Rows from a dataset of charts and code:
***

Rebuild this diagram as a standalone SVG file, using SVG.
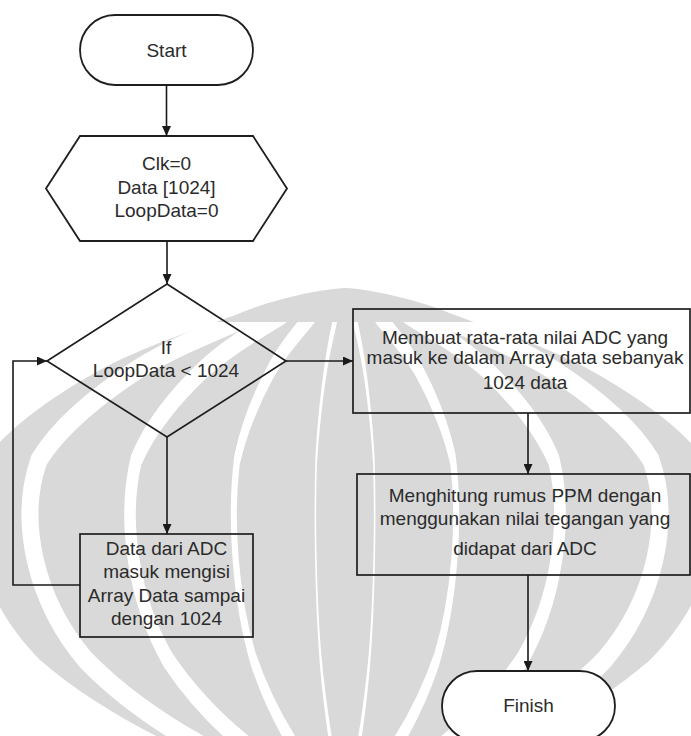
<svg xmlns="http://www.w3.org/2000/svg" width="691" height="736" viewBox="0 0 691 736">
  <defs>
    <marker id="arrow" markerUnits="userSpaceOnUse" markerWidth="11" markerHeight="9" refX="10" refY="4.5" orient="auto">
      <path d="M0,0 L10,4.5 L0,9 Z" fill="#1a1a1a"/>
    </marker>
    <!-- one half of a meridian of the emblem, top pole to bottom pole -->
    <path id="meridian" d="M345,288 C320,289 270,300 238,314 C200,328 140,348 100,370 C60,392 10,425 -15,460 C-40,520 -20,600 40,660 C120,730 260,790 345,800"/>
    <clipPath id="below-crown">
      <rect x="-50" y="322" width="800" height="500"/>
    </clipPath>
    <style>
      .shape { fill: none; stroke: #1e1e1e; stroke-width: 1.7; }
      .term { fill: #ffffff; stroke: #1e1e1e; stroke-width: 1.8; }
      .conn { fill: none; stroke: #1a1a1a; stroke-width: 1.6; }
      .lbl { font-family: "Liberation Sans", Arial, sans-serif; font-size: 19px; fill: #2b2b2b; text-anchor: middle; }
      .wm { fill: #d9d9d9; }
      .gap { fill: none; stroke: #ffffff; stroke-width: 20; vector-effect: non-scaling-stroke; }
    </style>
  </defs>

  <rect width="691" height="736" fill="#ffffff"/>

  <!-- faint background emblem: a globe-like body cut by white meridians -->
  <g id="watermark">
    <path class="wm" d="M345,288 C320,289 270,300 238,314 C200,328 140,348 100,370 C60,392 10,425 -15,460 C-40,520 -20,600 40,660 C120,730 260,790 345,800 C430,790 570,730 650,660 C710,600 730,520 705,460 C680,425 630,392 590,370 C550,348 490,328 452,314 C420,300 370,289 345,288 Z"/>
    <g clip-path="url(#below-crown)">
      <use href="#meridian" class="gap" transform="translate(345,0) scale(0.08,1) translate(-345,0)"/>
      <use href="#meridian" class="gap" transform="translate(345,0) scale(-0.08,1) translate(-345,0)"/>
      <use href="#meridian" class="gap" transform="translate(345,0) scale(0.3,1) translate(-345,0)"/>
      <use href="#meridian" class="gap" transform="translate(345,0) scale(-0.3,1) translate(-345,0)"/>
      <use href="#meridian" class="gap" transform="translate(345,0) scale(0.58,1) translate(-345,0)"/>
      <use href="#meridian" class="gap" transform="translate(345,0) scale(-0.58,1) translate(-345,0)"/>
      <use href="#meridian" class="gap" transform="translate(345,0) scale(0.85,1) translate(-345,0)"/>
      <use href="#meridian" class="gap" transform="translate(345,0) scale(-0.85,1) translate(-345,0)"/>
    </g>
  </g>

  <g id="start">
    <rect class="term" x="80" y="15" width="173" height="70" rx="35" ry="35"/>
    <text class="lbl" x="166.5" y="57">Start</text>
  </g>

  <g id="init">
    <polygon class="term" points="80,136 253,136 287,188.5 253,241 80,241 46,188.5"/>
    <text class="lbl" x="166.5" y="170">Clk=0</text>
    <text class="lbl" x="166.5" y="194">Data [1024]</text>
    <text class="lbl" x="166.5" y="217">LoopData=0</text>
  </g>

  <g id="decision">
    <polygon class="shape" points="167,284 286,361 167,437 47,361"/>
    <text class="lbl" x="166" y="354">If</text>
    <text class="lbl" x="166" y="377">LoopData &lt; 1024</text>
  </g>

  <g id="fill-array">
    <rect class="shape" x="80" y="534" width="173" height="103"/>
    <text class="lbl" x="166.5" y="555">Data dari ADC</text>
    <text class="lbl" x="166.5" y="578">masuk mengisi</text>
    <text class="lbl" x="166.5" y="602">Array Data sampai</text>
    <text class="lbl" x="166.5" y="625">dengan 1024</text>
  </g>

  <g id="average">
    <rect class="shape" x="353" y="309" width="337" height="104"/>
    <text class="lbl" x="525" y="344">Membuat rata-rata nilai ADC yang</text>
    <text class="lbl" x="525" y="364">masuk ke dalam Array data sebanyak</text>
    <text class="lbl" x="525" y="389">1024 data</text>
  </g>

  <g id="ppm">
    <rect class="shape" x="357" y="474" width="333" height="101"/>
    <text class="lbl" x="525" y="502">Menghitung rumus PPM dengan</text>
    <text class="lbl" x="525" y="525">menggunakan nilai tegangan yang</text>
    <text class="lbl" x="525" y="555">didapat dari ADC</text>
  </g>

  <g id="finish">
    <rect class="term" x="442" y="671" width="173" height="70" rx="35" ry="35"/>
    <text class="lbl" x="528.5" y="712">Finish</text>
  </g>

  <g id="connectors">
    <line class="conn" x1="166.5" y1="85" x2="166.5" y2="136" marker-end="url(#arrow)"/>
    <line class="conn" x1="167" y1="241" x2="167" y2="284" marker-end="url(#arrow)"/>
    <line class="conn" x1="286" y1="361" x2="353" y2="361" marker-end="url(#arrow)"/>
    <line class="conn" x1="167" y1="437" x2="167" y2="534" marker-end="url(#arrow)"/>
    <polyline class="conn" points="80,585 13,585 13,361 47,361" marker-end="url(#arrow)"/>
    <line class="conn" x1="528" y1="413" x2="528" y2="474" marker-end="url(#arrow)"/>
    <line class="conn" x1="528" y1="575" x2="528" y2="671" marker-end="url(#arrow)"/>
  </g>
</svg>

***

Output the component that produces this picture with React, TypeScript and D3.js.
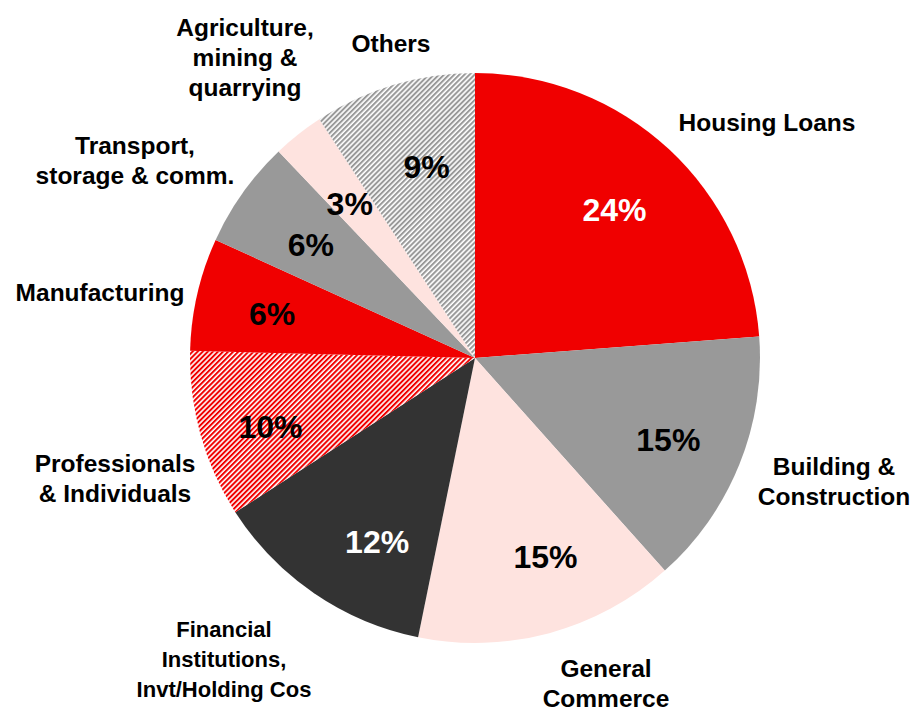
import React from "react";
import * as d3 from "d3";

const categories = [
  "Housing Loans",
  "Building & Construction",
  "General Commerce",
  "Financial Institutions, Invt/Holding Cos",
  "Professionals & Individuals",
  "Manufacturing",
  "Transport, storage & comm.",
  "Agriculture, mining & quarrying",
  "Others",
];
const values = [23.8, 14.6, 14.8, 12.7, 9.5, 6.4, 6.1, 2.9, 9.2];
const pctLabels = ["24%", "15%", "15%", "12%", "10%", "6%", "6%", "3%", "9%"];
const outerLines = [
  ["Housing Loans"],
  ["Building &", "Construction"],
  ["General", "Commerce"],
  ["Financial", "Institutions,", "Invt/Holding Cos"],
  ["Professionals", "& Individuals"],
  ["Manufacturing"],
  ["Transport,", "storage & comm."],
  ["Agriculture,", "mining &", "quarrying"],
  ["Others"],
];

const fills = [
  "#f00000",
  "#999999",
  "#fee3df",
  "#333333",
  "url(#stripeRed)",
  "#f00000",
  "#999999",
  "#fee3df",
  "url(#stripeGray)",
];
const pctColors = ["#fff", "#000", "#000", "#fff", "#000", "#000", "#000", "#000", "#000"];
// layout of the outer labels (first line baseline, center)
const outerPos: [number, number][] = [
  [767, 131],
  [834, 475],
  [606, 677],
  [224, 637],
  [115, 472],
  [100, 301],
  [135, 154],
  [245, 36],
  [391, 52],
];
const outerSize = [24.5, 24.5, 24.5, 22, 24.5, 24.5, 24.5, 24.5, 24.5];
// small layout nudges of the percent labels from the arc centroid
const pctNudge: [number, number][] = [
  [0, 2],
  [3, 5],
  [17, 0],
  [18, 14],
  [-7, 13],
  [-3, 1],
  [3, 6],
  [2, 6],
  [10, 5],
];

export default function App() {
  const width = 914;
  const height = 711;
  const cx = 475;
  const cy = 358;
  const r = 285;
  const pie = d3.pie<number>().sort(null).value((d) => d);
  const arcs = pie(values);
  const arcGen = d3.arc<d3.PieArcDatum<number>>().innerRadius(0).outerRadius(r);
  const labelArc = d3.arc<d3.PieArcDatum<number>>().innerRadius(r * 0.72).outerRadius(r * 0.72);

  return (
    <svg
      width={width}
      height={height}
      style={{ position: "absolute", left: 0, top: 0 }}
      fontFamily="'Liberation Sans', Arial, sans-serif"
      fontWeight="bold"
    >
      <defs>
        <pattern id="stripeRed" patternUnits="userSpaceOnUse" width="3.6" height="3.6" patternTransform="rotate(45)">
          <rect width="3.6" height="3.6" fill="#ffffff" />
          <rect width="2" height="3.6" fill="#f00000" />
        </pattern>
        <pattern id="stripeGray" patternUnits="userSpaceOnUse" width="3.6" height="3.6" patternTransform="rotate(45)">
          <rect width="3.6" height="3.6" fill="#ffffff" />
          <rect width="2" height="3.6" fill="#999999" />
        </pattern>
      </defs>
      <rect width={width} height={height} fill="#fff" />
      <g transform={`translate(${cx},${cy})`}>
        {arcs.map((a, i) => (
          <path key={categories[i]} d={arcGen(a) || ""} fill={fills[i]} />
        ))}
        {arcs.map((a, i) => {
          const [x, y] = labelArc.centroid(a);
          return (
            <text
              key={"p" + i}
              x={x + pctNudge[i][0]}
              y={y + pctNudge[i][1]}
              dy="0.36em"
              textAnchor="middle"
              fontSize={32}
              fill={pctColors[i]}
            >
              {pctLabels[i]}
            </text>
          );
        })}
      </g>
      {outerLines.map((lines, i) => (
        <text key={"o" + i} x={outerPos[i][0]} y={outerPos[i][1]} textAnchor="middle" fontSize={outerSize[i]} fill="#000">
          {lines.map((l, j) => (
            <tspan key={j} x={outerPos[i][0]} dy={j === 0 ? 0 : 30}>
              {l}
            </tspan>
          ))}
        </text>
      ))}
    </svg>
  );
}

***

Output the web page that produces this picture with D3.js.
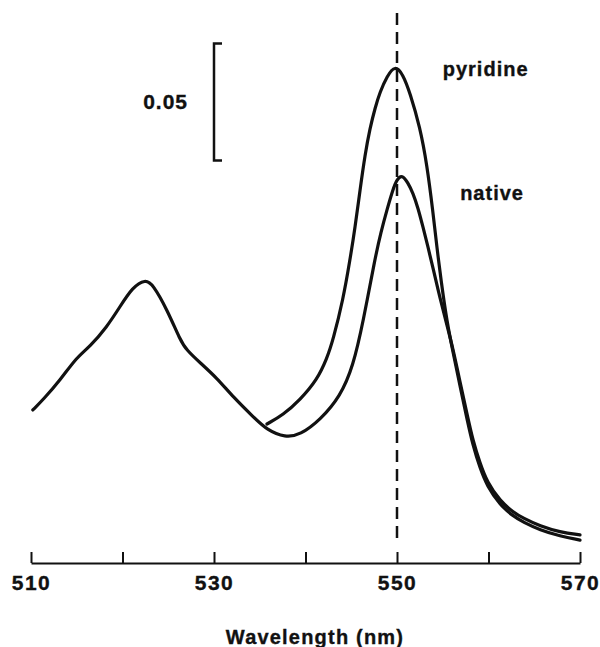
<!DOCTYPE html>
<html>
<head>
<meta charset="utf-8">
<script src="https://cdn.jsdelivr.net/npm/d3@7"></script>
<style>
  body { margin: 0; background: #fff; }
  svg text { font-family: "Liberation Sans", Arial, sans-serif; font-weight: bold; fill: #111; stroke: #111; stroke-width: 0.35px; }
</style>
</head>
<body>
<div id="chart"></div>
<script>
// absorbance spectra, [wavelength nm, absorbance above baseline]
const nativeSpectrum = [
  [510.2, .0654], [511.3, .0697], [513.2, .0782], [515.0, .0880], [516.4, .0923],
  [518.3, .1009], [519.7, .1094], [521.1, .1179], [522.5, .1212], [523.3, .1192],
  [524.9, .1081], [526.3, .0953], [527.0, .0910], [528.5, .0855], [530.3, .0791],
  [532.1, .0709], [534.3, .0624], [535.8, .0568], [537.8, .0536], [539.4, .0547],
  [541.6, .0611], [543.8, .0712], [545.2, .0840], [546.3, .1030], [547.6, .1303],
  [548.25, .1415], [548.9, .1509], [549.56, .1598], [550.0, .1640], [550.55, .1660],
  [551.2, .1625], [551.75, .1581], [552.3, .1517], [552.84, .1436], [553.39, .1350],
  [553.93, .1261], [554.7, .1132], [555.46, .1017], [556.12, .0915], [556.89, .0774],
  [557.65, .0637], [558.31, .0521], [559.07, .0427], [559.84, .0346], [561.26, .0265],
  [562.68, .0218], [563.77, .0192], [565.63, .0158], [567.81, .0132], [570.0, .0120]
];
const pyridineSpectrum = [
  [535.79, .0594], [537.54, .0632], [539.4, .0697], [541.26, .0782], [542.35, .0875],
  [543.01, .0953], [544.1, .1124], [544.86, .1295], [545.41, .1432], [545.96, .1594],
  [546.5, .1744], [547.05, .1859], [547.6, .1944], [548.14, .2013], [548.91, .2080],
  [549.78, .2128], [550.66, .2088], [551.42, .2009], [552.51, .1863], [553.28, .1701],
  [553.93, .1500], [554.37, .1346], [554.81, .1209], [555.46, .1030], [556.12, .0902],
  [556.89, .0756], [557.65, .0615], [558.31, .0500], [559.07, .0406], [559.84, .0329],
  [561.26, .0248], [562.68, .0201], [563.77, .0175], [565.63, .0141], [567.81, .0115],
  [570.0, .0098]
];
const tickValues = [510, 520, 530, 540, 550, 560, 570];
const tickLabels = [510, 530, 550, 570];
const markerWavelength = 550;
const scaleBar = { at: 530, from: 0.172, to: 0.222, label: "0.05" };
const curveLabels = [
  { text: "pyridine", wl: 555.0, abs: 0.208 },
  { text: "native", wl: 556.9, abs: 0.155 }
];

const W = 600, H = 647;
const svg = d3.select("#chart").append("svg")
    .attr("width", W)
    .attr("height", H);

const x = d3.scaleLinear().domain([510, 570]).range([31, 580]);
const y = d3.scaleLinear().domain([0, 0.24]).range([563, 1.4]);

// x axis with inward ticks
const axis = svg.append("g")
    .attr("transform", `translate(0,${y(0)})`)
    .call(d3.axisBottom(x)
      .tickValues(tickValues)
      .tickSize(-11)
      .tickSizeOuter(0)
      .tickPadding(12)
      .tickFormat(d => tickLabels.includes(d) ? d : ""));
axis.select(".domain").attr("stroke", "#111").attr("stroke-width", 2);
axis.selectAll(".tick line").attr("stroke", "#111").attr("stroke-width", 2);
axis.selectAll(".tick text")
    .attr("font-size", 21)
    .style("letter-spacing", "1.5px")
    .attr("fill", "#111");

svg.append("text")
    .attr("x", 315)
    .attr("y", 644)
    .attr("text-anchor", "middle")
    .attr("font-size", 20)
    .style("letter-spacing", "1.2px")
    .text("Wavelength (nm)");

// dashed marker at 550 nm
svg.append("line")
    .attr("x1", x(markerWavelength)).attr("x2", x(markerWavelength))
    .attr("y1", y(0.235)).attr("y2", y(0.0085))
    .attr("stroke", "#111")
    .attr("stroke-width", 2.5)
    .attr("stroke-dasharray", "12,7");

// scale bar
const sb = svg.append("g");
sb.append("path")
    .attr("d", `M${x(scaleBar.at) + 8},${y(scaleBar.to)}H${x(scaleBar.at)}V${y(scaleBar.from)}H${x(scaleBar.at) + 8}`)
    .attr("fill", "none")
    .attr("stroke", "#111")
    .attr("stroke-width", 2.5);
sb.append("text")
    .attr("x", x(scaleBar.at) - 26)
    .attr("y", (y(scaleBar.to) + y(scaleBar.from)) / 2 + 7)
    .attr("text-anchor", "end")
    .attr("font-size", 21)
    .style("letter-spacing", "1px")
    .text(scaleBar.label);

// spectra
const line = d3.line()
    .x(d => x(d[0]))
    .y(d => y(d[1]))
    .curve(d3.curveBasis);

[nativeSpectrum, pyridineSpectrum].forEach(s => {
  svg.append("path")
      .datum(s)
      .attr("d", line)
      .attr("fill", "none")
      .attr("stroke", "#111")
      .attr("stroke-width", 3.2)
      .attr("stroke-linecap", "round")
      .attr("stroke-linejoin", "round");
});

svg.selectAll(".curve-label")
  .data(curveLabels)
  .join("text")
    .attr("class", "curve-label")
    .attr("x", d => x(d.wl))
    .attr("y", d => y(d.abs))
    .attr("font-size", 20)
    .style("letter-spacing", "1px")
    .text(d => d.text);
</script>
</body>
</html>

***

Given instruction
Pull out all lines from the listing that contain the string "Output".

Solution for this task
Output the component that produces this picture with React, TypeScript and D3.js.
Output the web page that produces this picture with D3.js.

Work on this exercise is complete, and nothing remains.